### Given material
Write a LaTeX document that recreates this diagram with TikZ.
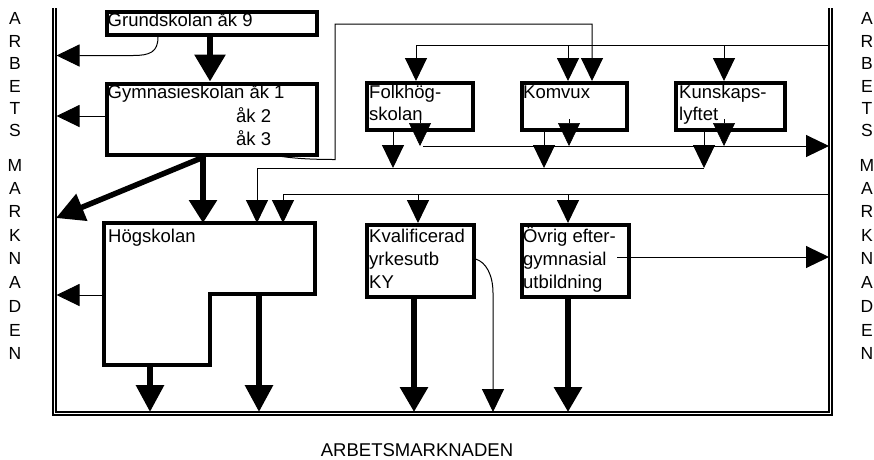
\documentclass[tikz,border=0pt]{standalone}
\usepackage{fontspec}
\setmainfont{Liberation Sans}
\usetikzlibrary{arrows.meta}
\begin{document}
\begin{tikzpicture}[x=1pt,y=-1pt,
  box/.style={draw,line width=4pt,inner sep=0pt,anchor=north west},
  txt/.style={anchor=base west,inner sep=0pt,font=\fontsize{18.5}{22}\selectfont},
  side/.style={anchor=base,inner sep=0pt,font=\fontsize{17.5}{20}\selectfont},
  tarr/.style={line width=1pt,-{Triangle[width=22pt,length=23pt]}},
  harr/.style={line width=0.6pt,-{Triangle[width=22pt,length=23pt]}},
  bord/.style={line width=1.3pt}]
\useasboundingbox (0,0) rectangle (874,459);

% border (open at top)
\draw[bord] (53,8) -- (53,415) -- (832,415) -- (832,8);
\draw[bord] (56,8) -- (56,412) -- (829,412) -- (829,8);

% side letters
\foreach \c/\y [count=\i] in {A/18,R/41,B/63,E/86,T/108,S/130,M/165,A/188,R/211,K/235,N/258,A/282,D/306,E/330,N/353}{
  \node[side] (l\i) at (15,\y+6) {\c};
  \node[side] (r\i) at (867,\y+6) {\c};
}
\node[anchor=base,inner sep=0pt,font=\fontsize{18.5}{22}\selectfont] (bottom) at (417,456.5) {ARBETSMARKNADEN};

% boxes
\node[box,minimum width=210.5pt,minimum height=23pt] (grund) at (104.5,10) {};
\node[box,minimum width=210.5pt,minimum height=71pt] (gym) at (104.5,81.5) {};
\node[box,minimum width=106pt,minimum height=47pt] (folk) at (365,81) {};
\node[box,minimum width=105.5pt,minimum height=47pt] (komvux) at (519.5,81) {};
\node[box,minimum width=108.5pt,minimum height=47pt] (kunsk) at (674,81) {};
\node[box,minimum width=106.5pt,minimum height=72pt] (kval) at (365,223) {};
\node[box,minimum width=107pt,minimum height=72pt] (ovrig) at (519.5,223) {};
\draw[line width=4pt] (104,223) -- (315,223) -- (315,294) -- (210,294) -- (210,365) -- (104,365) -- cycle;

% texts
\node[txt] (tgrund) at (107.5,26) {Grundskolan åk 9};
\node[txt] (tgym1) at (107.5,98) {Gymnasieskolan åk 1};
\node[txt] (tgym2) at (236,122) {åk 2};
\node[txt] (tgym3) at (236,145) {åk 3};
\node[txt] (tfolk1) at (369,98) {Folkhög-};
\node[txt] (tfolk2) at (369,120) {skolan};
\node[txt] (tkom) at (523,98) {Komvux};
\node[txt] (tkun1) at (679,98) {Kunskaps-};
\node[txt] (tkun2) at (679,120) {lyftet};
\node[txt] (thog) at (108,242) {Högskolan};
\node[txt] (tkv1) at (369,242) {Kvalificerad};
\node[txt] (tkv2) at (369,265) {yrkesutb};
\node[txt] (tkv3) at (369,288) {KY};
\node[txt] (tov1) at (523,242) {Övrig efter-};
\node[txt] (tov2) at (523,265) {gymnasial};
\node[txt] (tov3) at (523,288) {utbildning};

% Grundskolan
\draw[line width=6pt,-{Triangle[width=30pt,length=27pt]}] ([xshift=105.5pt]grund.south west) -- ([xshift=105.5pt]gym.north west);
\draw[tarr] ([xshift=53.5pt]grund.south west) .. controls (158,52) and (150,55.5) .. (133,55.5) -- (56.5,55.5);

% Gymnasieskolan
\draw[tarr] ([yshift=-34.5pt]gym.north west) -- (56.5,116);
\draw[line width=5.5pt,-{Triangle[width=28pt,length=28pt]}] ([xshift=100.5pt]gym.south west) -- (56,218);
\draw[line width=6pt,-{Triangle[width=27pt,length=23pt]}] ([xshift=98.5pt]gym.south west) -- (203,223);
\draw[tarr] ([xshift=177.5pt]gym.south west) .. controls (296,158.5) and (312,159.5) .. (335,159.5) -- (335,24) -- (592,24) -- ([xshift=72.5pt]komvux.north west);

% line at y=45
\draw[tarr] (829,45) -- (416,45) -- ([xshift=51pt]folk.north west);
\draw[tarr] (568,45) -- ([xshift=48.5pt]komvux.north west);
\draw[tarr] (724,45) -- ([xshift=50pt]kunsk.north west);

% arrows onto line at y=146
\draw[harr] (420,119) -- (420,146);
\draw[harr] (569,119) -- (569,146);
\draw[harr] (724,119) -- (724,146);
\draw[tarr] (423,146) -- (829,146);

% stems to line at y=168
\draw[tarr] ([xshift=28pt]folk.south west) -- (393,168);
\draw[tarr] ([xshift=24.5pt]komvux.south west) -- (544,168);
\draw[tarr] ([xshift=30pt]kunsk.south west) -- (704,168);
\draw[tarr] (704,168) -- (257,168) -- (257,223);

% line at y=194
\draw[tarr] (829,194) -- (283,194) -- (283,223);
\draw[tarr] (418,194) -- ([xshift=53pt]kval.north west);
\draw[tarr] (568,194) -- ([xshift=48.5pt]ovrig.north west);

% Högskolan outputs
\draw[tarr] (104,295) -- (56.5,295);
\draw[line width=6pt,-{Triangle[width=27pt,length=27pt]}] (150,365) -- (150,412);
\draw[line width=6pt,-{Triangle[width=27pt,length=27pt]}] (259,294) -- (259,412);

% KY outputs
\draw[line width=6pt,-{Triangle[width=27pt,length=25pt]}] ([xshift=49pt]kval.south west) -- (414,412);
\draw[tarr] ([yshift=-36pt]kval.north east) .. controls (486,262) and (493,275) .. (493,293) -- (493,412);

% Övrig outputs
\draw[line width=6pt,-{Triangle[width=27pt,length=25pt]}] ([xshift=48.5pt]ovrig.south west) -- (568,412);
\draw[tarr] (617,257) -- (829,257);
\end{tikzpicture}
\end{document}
######
Transcribe the whole listing exactly. Pictures stay out of your copy.

Solution to this exercise
Write a LaTeX document that recreates this diagram with TikZ.
\documentclass[tikz,border=0pt]{standalone}
\usepackage{fontspec}
\setmainfont{Liberation Sans}
\usetikzlibrary{arrows.meta}
\begin{document}
\begin{tikzpicture}[x=1pt,y=-1pt,
  box/.style={draw,line width=4pt,inner sep=0pt,anchor=north west},
  txt/.style={anchor=base west,inner sep=0pt,font=\fontsize{18.5}{22}\selectfont},
  side/.style={anchor=base,inner sep=0pt,font=\fontsize{17.5}{20}\selectfont},
  tarr/.style={line width=1pt,-{Triangle[width=22pt,length=23pt]}},
  harr/.style={line width=0.6pt,-{Triangle[width=22pt,length=23pt]}},
  bord/.style={line width=1.3pt}]
\useasboundingbox (0,0) rectangle (874,459);

% border (open at top)
\draw[bord] (53,8) -- (53,415) -- (832,415) -- (832,8);
\draw[bord] (56,8) -- (56,412) -- (829,412) -- (829,8);

% side letters
\foreach \c/\y [count=\i] in {A/18,R/41,B/63,E/86,T/108,S/130,M/165,A/188,R/211,K/235,N/258,A/282,D/306,E/330,N/353}{
  \node[side] (l\i) at (15,\y+6) {\c};
  \node[side] (r\i) at (867,\y+6) {\c};
}
\node[anchor=base,inner sep=0pt,font=\fontsize{18.5}{22}\selectfont] (bottom) at (417,456.5) {ARBETSMARKNADEN};

% boxes
\node[box,minimum width=210.5pt,minimum height=23pt] (grund) at (104.5,10) {};
\node[box,minimum width=210.5pt,minimum height=71pt] (gym) at (104.5,81.5) {};
\node[box,minimum width=106pt,minimum height=47pt] (folk) at (365,81) {};
\node[box,minimum width=105.5pt,minimum height=47pt] (komvux) at (519.5,81) {};
\node[box,minimum width=108.5pt,minimum height=47pt] (kunsk) at (674,81) {};
\node[box,minimum width=106.5pt,minimum height=72pt] (kval) at (365,223) {};
\node[box,minimum width=107pt,minimum height=72pt] (ovrig) at (519.5,223) {};
\draw[line width=4pt] (104,223) -- (315,223) -- (315,294) -- (210,294) -- (210,365) -- (104,365) -- cycle;

% texts
\node[txt] (tgrund) at (107.5,26) {Grundskolan åk 9};
\node[txt] (tgym1) at (107.5,98) {Gymnasieskolan åk 1};
\node[txt] (tgym2) at (236,122) {åk 2};
\node[txt] (tgym3) at (236,145) {åk 3};
\node[txt] (tfolk1) at (369,98) {Folkhög-};
\node[txt] (tfolk2) at (369,120) {skolan};
\node[txt] (tkom) at (523,98) {Komvux};
\node[txt] (tkun1) at (679,98) {Kunskaps-};
\node[txt] (tkun2) at (679,120) {lyftet};
\node[txt] (thog) at (108,242) {Högskolan};
\node[txt] (tkv1) at (369,242) {Kvalificerad};
\node[txt] (tkv2) at (369,265) {yrkesutb};
\node[txt] (tkv3) at (369,288) {KY};
\node[txt] (tov1) at (523,242) {Övrig efter-};
\node[txt] (tov2) at (523,265) {gymnasial};
\node[txt] (tov3) at (523,288) {utbildning};

% Grundskolan
\draw[line width=6pt,-{Triangle[width=30pt,length=27pt]}] ([xshift=105.5pt]grund.south west) -- ([xshift=105.5pt]gym.north west);
\draw[tarr] ([xshift=53.5pt]grund.south west) .. controls (158,52) and (150,55.5) .. (133,55.5) -- (56.5,55.5);

% Gymnasieskolan
\draw[tarr] ([yshift=-34.5pt]gym.north west) -- (56.5,116);
\draw[line width=5.5pt,-{Triangle[width=28pt,length=28pt]}] ([xshift=100.5pt]gym.south west) -- (56,218);
\draw[line width=6pt,-{Triangle[width=27pt,length=23pt]}] ([xshift=98.5pt]gym.south west) -- (203,223);
\draw[tarr] ([xshift=177.5pt]gym.south west) .. controls (296,158.5) and (312,159.5) .. (335,159.5) -- (335,24) -- (592,24) -- ([xshift=72.5pt]komvux.north west);

% line at y=45
\draw[tarr] (829,45) -- (416,45) -- ([xshift=51pt]folk.north west);
\draw[tarr] (568,45) -- ([xshift=48.5pt]komvux.north west);
\draw[tarr] (724,45) -- ([xshift=50pt]kunsk.north west);

% arrows onto line at y=146
\draw[harr] (420,119) -- (420,146);
\draw[harr] (569,119) -- (569,146);
\draw[harr] (724,119) -- (724,146);
\draw[tarr] (423,146) -- (829,146);

% stems to line at y=168
\draw[tarr] ([xshift=28pt]folk.south west) -- (393,168);
\draw[tarr] ([xshift=24.5pt]komvux.south west) -- (544,168);
\draw[tarr] ([xshift=30pt]kunsk.south west) -- (704,168);
\draw[tarr] (704,168) -- (257,168) -- (257,223);

% line at y=194
\draw[tarr] (829,194) -- (283,194) -- (283,223);
\draw[tarr] (418,194) -- ([xshift=53pt]kval.north west);
\draw[tarr] (568,194) -- ([xshift=48.5pt]ovrig.north west);

% Högskolan outputs
\draw[tarr] (104,295) -- (56.5,295);
\draw[line width=6pt,-{Triangle[width=27pt,length=27pt]}] (150,365) -- (150,412);
\draw[line width=6pt,-{Triangle[width=27pt,length=27pt]}] (259,294) -- (259,412);

% KY outputs
\draw[line width=6pt,-{Triangle[width=27pt,length=25pt]}] ([xshift=49pt]kval.south west) -- (414,412);
\draw[tarr] ([yshift=-36pt]kval.north east) .. controls (486,262) and (493,275) .. (493,293) -- (493,412);

% Övrig outputs
\draw[line width=6pt,-{Triangle[width=27pt,length=25pt]}] ([xshift=48.5pt]ovrig.south west) -- (568,412);
\draw[tarr] (617,257) -- (829,257);
\end{tikzpicture}
\end{document}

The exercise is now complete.